17/01/2020
It’s not that I’ve never cooked before. And I’m sure I’ve demonstrated an ability to follow instructions in other spheres. But this attempt to cook something nutritious for our tea left a little something to be desired. Rather like my mother, who used to blame her deafness on everyone else mumbling, I think the recipe may have been faulty or made too many assumptions about my skill levels, in spite of the rave reviews it has received.
The dish was to be a simple and quick chicken curry.
Now, I know that it’s possible to buy jars of curry paste which have been specially blended to achieve a desired effect, and their use would almost certainly speed proceedings up. But the idea of blending my own herbs and spices seemed to me to get right to the heart of the matter.

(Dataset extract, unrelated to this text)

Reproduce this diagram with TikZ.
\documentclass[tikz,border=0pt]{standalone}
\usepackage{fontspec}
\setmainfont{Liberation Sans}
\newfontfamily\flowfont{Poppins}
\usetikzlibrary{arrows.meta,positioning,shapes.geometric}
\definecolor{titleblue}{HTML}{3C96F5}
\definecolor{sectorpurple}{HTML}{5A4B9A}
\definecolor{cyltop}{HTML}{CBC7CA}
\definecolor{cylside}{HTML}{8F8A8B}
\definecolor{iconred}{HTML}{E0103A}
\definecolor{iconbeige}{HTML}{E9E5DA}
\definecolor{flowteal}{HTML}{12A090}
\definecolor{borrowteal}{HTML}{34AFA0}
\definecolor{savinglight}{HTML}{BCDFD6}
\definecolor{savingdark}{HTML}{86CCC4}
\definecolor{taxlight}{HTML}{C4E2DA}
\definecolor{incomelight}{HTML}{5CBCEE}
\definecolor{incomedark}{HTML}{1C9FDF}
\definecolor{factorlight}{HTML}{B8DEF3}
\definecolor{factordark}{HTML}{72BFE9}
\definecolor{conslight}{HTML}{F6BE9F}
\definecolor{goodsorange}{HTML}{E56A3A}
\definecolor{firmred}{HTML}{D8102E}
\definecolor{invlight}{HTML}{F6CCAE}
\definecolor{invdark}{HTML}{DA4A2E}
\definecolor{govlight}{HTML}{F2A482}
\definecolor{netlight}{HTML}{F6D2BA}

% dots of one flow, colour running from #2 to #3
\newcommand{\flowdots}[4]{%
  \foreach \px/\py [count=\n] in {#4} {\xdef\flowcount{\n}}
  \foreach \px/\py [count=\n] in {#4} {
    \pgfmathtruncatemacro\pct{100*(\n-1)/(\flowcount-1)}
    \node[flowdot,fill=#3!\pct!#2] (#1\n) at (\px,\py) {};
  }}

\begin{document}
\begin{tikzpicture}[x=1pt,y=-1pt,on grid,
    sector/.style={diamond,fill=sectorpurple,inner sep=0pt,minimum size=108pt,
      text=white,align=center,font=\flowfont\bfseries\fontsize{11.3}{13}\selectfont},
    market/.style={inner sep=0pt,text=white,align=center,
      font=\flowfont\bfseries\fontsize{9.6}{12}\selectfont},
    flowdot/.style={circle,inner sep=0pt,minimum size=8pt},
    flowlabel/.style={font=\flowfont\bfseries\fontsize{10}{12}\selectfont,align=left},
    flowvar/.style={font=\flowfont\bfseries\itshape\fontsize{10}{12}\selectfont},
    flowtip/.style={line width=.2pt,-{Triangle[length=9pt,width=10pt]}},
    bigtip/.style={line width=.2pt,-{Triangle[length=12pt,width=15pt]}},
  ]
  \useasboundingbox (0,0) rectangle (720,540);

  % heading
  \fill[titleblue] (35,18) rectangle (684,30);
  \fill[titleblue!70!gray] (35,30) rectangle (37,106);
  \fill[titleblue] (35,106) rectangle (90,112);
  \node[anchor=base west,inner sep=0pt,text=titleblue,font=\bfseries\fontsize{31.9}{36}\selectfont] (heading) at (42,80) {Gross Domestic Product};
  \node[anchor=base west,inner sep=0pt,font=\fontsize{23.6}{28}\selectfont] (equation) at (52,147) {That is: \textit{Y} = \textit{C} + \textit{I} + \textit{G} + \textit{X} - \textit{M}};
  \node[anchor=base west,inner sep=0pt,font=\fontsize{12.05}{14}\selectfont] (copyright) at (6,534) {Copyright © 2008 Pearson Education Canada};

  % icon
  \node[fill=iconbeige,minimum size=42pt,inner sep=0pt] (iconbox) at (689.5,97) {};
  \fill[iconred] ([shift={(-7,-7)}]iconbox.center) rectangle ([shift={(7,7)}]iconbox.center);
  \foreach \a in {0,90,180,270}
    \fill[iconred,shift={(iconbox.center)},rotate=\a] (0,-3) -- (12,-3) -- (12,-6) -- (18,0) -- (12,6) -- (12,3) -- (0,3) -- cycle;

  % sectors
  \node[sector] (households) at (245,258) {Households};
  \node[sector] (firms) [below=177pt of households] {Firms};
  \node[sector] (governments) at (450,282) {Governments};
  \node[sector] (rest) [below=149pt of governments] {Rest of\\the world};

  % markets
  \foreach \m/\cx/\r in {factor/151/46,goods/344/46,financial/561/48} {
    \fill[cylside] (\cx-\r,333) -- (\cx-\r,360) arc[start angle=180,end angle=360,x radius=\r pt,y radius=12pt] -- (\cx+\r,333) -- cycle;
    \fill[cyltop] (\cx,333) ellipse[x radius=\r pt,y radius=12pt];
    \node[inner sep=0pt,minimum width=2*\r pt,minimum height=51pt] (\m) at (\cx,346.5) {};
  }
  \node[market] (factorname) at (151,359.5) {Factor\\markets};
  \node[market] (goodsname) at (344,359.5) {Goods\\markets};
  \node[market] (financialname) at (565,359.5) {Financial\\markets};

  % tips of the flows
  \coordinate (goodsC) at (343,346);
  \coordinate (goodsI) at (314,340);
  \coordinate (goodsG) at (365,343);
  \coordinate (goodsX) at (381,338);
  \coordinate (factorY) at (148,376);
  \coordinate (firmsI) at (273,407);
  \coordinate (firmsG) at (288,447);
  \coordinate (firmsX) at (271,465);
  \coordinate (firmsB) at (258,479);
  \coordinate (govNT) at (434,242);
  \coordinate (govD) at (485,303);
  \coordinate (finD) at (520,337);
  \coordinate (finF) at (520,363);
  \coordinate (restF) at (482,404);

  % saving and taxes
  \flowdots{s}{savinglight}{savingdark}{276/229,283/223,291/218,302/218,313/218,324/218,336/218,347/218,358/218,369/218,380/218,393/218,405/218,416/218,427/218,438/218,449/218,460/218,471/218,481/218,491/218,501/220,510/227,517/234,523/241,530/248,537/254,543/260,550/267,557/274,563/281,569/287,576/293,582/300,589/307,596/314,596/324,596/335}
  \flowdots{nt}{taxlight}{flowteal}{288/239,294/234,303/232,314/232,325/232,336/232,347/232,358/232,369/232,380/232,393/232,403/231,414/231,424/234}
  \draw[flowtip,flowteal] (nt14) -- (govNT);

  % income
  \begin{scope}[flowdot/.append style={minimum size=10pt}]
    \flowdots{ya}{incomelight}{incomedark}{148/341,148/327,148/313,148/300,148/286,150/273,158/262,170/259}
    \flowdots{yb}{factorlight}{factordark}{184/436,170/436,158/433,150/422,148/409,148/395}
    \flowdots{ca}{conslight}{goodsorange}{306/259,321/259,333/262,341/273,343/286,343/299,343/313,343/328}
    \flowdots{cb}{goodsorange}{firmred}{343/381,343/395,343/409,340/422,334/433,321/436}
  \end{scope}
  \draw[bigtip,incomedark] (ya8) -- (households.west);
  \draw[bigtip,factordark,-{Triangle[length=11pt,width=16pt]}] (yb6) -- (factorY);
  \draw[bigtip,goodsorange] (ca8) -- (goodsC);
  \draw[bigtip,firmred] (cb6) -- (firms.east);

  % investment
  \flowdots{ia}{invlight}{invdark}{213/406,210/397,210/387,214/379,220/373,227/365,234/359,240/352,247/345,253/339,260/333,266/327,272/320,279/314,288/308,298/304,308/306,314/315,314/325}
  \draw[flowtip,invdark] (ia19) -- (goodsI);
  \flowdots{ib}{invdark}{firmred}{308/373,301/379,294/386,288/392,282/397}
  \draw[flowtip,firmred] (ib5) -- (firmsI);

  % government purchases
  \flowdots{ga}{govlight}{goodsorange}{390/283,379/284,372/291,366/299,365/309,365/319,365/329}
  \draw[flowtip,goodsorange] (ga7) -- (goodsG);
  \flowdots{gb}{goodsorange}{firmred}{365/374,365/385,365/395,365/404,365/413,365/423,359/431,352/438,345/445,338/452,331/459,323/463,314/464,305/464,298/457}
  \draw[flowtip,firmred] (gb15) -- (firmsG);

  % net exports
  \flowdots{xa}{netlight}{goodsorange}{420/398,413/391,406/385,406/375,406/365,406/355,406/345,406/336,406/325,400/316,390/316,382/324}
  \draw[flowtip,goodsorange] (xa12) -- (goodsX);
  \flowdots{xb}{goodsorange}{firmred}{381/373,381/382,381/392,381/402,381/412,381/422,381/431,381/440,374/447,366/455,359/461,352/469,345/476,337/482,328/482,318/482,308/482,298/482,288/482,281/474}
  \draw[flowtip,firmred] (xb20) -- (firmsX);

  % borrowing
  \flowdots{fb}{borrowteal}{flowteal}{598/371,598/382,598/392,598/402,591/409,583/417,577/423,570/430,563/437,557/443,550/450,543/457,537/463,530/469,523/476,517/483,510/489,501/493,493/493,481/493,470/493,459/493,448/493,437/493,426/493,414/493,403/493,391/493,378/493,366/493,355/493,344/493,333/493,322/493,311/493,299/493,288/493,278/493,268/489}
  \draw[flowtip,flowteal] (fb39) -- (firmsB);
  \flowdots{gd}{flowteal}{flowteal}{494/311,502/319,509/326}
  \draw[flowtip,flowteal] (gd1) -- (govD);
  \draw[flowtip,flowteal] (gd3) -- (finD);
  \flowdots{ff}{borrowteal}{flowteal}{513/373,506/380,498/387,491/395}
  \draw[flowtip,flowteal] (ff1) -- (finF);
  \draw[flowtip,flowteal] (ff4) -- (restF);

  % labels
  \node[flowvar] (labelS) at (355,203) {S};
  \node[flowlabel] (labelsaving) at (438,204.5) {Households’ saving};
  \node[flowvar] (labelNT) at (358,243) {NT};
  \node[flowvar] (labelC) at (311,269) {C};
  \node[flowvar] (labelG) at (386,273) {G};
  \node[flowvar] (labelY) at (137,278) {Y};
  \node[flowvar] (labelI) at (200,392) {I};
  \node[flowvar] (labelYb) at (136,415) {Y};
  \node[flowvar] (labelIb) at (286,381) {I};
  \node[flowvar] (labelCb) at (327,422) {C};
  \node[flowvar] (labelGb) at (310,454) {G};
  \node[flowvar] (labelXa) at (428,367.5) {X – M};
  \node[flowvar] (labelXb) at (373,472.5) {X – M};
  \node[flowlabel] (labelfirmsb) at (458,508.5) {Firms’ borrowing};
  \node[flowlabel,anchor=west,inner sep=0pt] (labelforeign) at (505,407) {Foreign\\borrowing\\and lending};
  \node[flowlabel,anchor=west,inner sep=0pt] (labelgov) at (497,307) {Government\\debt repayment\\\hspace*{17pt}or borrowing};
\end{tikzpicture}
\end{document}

As probably everybody else in the world already knows, the process begins with the cooking together of the spices in a hot oil. So, in go cumin seeds, fennel seeds, chilli flakes and a cinnamon stick. Then a paste made from a whizzed onion, whizzed root ginger and six whizzed garlic cloves. And finally, garam masala and turmeric.
In most hands this probably results in a beautifully aromatic paste which will delicately flavour the tomatoes and chicken waiting to be added. But the danger signs were already apparent. The spices in the oil were emitting noxious fumes which induced a coughing fit and caused me to fling open doors and windows. The whole house smelt like a tandoori restaurant and the resulting dish, although looking like a curry, was something akin to a tindaloo – a dish normally reserved for sado-masochists.
Ann doesn’t normally like strong curry, but this was the fieriest of acrid products and caused her to invent a series of fanciful motives which might have caused me to produce it. Although a novice, perhaps I had sabotaged my own dish in order never to have to cook again. And, worse, given that I seemed to be able to eat it (since it was the only way I could think of disposing of the toxic waste) then this was clearly what I like, and by implication I’ve hated everything she’s cooked over the last forty-odd years. The curry had clearly gone to her head, the reverse of where it went for me the next day.
I’m guessing that the amounts in the recipe are merely indicative – so I will be making this again, but erring on the side of caution this time.
As an aside, I certainly didn’t curry any favour down at the snooker hall that evening where my jumper was still heavily aromatic after its experience in the kitchen.